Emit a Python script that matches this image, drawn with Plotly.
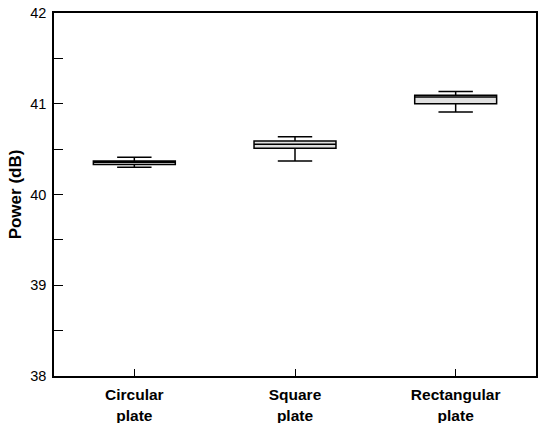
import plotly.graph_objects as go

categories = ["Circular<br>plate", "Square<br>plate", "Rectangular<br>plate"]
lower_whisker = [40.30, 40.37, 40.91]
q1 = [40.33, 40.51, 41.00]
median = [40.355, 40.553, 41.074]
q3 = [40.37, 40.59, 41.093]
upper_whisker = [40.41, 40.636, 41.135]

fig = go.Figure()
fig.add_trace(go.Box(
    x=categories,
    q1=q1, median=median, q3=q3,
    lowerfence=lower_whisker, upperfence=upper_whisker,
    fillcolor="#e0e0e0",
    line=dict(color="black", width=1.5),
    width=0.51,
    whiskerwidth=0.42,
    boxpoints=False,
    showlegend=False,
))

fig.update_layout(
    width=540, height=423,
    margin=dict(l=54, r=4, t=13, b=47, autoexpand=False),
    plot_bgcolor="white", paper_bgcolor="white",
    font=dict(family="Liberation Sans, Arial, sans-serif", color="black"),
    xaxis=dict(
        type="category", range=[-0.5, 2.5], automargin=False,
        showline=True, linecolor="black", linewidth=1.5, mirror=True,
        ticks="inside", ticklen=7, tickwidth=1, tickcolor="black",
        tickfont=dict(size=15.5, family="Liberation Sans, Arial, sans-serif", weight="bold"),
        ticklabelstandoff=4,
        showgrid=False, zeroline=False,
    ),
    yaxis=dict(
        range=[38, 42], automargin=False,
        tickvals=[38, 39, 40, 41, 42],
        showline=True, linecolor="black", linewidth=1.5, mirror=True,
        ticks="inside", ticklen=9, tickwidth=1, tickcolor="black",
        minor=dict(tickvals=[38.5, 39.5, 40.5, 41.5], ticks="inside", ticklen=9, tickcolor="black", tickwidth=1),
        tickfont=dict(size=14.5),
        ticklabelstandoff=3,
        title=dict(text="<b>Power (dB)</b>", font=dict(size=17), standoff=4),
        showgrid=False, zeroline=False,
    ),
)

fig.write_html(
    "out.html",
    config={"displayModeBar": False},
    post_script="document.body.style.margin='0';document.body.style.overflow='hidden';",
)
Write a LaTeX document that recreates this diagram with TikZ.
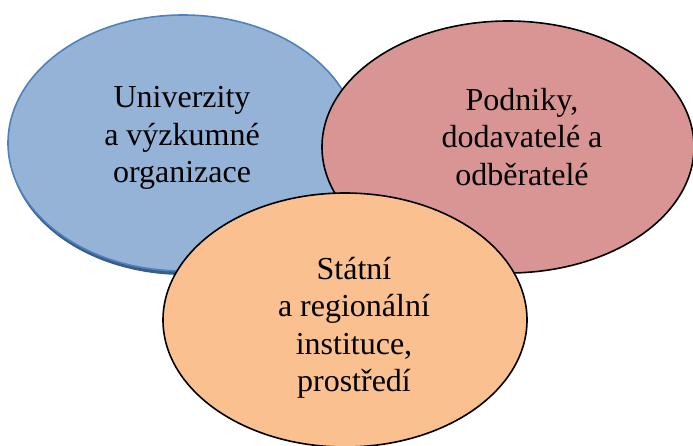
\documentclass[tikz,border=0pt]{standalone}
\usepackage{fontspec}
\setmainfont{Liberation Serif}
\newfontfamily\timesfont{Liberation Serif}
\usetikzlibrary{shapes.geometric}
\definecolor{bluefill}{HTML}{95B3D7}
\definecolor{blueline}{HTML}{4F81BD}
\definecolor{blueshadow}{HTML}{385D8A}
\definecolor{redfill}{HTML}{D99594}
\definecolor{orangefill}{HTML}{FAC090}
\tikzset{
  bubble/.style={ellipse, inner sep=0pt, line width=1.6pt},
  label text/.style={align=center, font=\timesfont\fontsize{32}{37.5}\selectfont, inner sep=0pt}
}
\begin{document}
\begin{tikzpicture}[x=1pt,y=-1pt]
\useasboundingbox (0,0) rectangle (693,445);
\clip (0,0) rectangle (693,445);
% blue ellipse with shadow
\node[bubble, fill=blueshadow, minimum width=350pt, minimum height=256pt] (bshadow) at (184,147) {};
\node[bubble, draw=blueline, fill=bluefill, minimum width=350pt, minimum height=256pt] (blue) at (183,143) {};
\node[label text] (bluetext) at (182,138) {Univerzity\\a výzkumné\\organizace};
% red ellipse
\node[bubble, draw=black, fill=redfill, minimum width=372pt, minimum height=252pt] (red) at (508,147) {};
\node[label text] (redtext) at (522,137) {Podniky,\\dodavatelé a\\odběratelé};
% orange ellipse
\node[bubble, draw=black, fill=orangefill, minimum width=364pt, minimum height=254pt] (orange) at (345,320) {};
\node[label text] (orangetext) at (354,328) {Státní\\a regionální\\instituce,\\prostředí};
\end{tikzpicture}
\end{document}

# PROBLEM REQUIREMENTS:
Nothing but the lines from the start of the records above through the line with "import plotly.graph_objects as go" should be retyped, each exactly as written; leave out all pictures.

# WORKED SOLUTION:
Emit a Python script that matches this image, drawn with Plotly.
import plotly.graph_objects as go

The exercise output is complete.